Finally, Librarian Emily was sent on a mission to explore UK geographies as captured in MNIS and UK geographies as geographic experts Carl and Neil would like to see them captured in MNIS. The latter turning out to be all pretty similar to our geographic area model. Thankfully. Top work Emily. UK geographic areas being something akin to a poorly constructed Russian doll, we do feel for you.

Psephologising profusely

A few, fairly minor tweaks to our psephology website, not all of which are quite live yet. Firstly, in order to sidestep denial of service attacks on our Heroku hosted backend, access to those URLs is now forbidden to any IP address that doesn’t belong to Cloudflare. If, for any reason, you’d bookmarked psephology-b3b91d24dfdc.herokuapp.com, you’ll now find what you’re looking for at electionresults.parliament.uk, all courtesy of Cloudflare’s reverse proxy. And all considerably faster as a result. Young Robert and Michael would like to thank Shedcode James for pointing them in the general direction of rack-attack. Cheers James.

Secondly, we now - finally - have a test website. We won’t point to it here for fear of Google gobbling it all up. Using the Cloudflare cache on the live site definitely brings advantages. But it doesn’t really lend itself to rapid development. Pushing a new feature live and having to wait 24 hours for the cache to clear makes the feedback cycle from valued colleagues clumsy and cumbersome. The test site fixes this.

In search of further feedback - and showing off slightly, if we’re honest - Michael posted a link to our shiny new website on the Democracy Club Slack channel. Feedback didn’t exactly pour in but Jonathan F did get in touch with a number of pertinent points. As a result of which, we now have considerably nicer headings on our Parliament period pages, Member listings split by A to Z by family name and a whole slew of new cards on Trello. We’ve also made a small start on adding CSV downloads. So far covering Acts of Parliament, Orders in Council, Members, Parliament periods and boundary sets in effect during a Parliament period. More to follow. Much more to follow.

Whilst Michael took off on a well deserved vacation, Young Robert has been attending to much needed pixel-polishing. All kinds of changes have been pushed to live, not least of which are:

All progress, as we’re sure our dear reader will appreciate.

Egg timing - slight return

In the course of conducting some research, Librarian Claire noticed that our beloved egg timer was listing some prorogations ending before they began. This was because we took the start date of the prorogation as the day following the last date of the preceding session and took the end date of the prorogation as the day preceding the first date of the following session. All well and good, except it turns out that some prorogations lasted less than a day. I mean, how on earth were we supposed to know that? Quite ridiculous.

Taking great care that any changes wouldn’t affect scrutiny period calculations, Librarian Jayne and her computational helpmate Michael have now solved that problem by making the start date of a prorogation the end date of the preceding session. Which means some dates are now in a session and in a prorogation. All less than ideal, but, until Parliament gets better at reporting times and not just dates, about the best we can do.

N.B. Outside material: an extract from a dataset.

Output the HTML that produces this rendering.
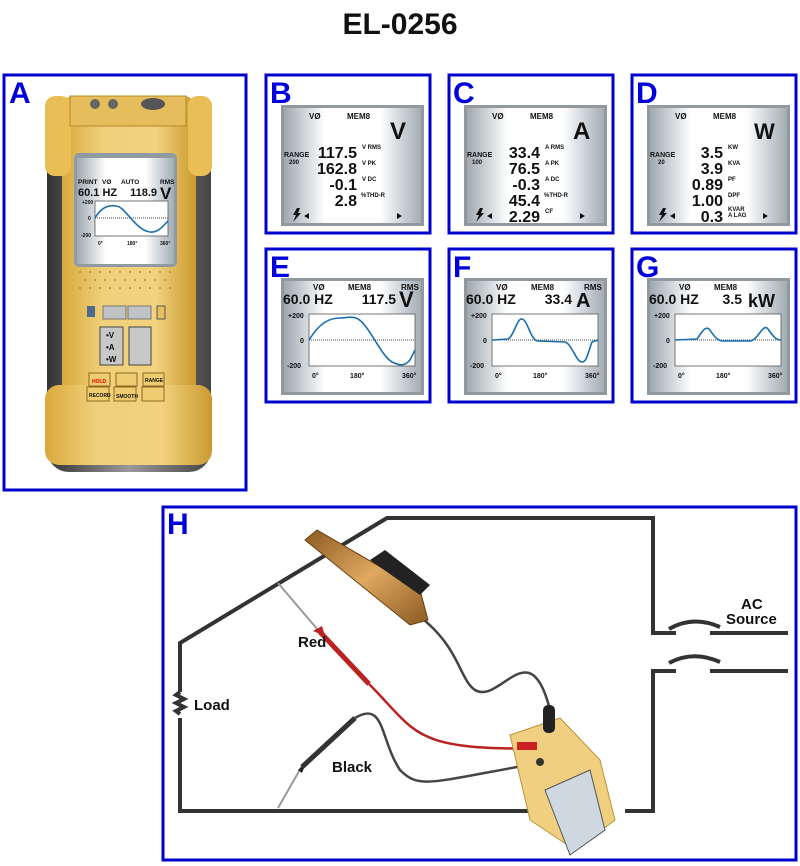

What’s a procedure? (Eat y’self fitter)

Not only are our procedural maps the first - and indeed only - example of machine parseable parliamentary procedure in the world - at least that we know of - they - like their creators - always cite sources. Gaze at any of our lovingly drawn maps and you’ll spot a dash of diamonds and smattering of circles. The diamonds point to sections of legislation where procedural rules are set out; the circles do the same job, but for standing orders. This posed a particular problem for our proposed negative statutory instrument map. A particular problem because the PNSI procedure has been set out in three Acts. It first popped up in Schedule 7 of the European Union (Withdrawal) Act 2018, again in Schedule 5 of the European Union (Future Relationship) Act 2020 and latterly in Schedule 5 of the Retained EU Law (Revocation and Reform) Act 2023. Who knows where it might pop up next?

At this point, we started to question what a procedure is. Are we really dealing with three procedures that happen to be grouped under a common heading? Or is it one procedure that just happens to be invoked three times? Maybe legislation drafters need to embrace transclusion? Anyway, we found ourselves quite stuck, not knowing if we needed three maps or one map with three lots of citations. A meeting with Mr Korris put us back on the right track, when he asked, “but do you not know which Act an instrument was laid under? Could you not time-bound the citations in the same way you time-bound the routes?” He was of course correct on both counts. An extremely long-winded way to confirm that our PNSI map is now appropriately decorated with three lots of Act citations and that ‘problem’ is considered solved. Thanks Mr Korris.

A Rush and a push

With Librarian Anna - perhaps temporarily - relieved of general election data wrangling duties and Shedcode James - perhaps temporarily - relieved of standing order application duties, they’ve finally found the time to get stuck back into tidying our Rush database. First up, they’ve tidied and normalised a bunch of strings that were used to describe a constituency’s relationship to its containing country, which means we now have a listing of UK constituent countries. They’ve also tidied and normalised nature of service information into a new, tidy table.

Prompted by Librarian Phil, who was prompted by Libarian Claire, Librarian Anna has added end dates for a number of Members who have recently gone on to other things. She’s also added a number of missing Members after cross-tabulating with Wikidata and even found the time to add the Speaker’s dad. Lovely stuff.

Many happy returns, Young Robert

It would be remiss of us to close these notes without mentioning that, last week, Young Robert celebrated yet another birthday. None of us are quite sure how old he is, but he doesn’t look a day over 50. Happy birthday Robert. Here’s to the big six-oh.